Former first lady Michelle Obama is releasing a new memoir, Becoming, out this Tuesday. The memoir appears to cover a lot of ground: she talks about having a miscarriage, IVF treatments, college life, and her childhood. She also talks about life in the White House, including when now-President Donald Trump rallied the racist “birther” movement against her husband, then-President Barack Obama.
In fact, she delves into Trump territory directly. When she realized Trump would likely win the presidency, she wrote that she wanted to “to block it all out and go to sleep,” as many of us can surely relate.
In reference to Trump’s inauguration, she wrote:
“The vibrant diversity of the two previous inaugurations was gone ... Someone from Barack's administration might have said that the optics there were bad — that what the public saw didn’t reflect the president’s reality or ideals.”
And like so many of us, she admits that even she couldn’t force a smile.
"But in this case, maybe it did,” she wrote. “Realizing it, I made my own optic adjustment: I stopped even trying to smile."
Obama has given exclusive reads of the memoir to NPR, and has started giving interviews, including with ABC below, about themes discussed in her book:
Oprah Winfrey has also selected it for her famous Book Club.

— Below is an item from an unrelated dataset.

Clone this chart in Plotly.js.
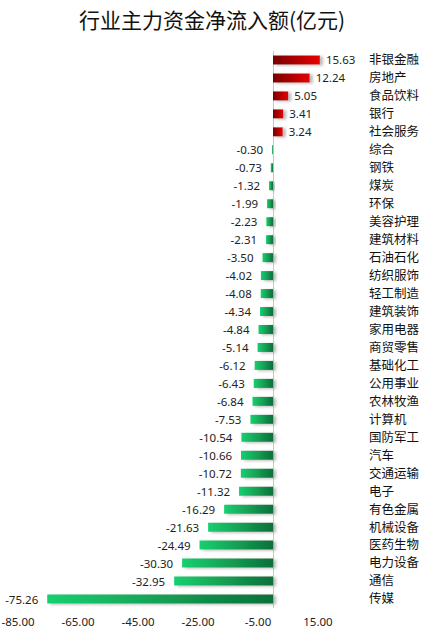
<!DOCTYPE html>
<html>
<head>
<meta charset="utf-8">
<script src="https://cdn.plot.ly/plotly-3.0.1.min.js"></script>
<style>html,body{margin:0;padding:0;background:#fff;}#chart{width:424px;height:638px;}</style>
</head>
<body>
<div id="chart"></div>
<script>
const categories = ["非银金融","房地产","食品饮料","银行","社会服务","综合","钢铁","煤炭","环保","美容护理","建筑材料","石油石化","纺织服饰","轻工制造","建筑装饰","家用电器","商贸零售","基础化工","公用事业","农林牧渔","计算机","国防军工","汽车","交通运输","电子","有色金属","机械设备","医药生物","电力设备","通信","传媒"];
const netInflow = [15.63,12.24,5.05,3.41,3.24,-0.30,-0.73,-1.32,-1.99,-2.23,-2.31,-3.50,-4.02,-4.08,-4.34,-4.84,-5.14,-6.12,-6.43,-6.84,-7.53,-10.54,-10.66,-10.72,-11.32,-16.29,-21.63,-24.49,-30.30,-32.95,-75.26];
const xTickVals = [-85,-65,-45,-25,-5,15];
const xTickText = ["-85.00","-65.00","-45.00","-25.00","-5.00","15.00"];

const trace = {
  type: 'bar',
  orientation: 'h',
  x: netInflow,
  y: categories,
  marker: {color: netInflow.map(v => v >= 0 ? '#c00000' : '#139a4c'), line: {width: 0}},
  text: netInflow.map(v => v >= 0 ? '\u00a0' + v.toFixed(2) : v.toFixed(2) + '\u00a0\u00a0'),
  texttemplate: '%{text}',
  textposition: 'outside',
  constraintext: 'none',
  textfont: {family: 'Noto Sans, Liberation Sans, sans-serif', size: 11.5, color: '#222'},
  cliponaxis: false,
  hoverinfo: 'skip'
};

const layout = {
  width: 424, height: 638,
  margin: {l: 18, r: 61, t: 51, b: 30},
  paper_bgcolor: '#fff', plot_bgcolor: '#fff',
  bargap: 0.5,
  showlegend: false,
  title: {text: '行业主力资金净流入额(亿元)', x: 0.5, xanchor: 'center', y: 0.968, yanchor: 'middle',
          font: {family: 'Noto Sans CJK SC, sans-serif', size: 21, color: '#111'}},
  xaxis: {range: [-85, 30], tickmode: 'array', tickvals: xTickVals, ticktext: xTickText,
          showgrid: false, showline: false, zeroline: true, zerolinecolor: '#c8c8c8', zerolinewidth: 1,
          ticks: '', ticklabelstandoff: 5,
          tickfont: {family: 'Noto Sans, Liberation Sans, sans-serif', size: 11.5, color: '#222'},
          automargin: false, fixedrange: true},
  yaxis: {type: 'category', categoryorder: 'array', categoryarray: categories, autorange: 'reversed',
          side: 'right', showgrid: false, showline: false, zeroline: false, ticks: '',
          ticklabelstandoff: 5,
          tickfont: {family: 'Noto Sans CJK SC, sans-serif', size: 12.5, color: '#111'},
          automargin: false, fixedrange: true}
};

Plotly.newPlot('chart', [trace], layout, {displayModeBar: false, staticPlot: true}).then(gd => {
  const svg = gd.querySelector('svg.main-svg');
  const ns = 'http://www.w3.org/2000/svg';
  const defs = document.createElementNS(ns, 'defs');
  defs.innerHTML =
    '<linearGradient id="gRed" x1="0" y1="0" x2="1" y2="0">' +
      '<stop offset="0" stop-color="rgb(120,0,0)"/><stop offset="1" stop-color="rgb(232,0,0)"/></linearGradient>' +
    '<linearGradient id="gGreen" x1="0" y1="0" x2="1" y2="0">' +
      '<stop offset="0" stop-color="rgb(24,208,112)"/><stop offset="1" stop-color="rgb(14,112,58)"/></linearGradient>' +
    '<filter id="shadow" x="-20%" y="-50%" width="160%" height="220%">' +
      '<feDropShadow dx="3" dy="1" stdDeviation="1.4" flood-color="#808080" flood-opacity="0.55"/></filter>';
  svg.insertBefore(defs, svg.firstChild);
  const paths = gd.querySelectorAll('.barlayer .point path');
  paths.forEach((p, i) => {
    p.style.fill = netInflow[i] >= 0 ? 'url(#gRed)' : 'url(#gGreen)';
    p.setAttribute('filter', 'url(#shadow)');
  });
});
</script>
</body>
</html>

Notably, the former first lady’s memoir is the only political book Winfrey has selected since she began the program in 1996.

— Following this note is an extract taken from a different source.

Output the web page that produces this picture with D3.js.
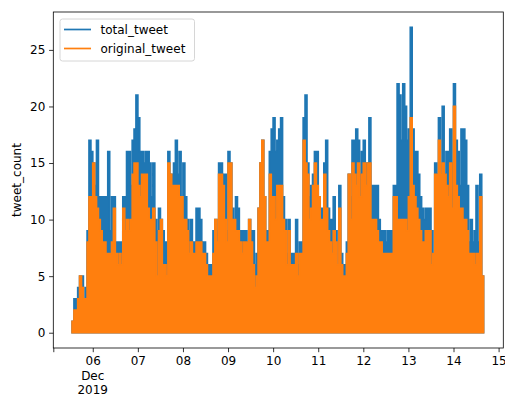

Winfrey will even appear with Obama at the Chicago United Center on Tuesday night, which is the start of Obama’s promotional tour for the book. Obama has already taped an interview with Winfrey, that airs this Thursday on the OWN network. Excerpts of the memoir will also run in the Oprah Magazine, O.
The book is getting a lot of attention, and it’s not hard to understand why. The Obamas have a lot of fans to begin with, and from released excerpts, it seems the former first lady isn’t shying away from the hard, revealing topics.
"I will always wonder about what led so many women, in particular, to reject an exceptionally qualified female candidate and instead choose a misogynist as their president," Obama wrote. Since so many of us are still wondering the same exact thing, people are certainly curious to see what conclusions Obama herself arrived at.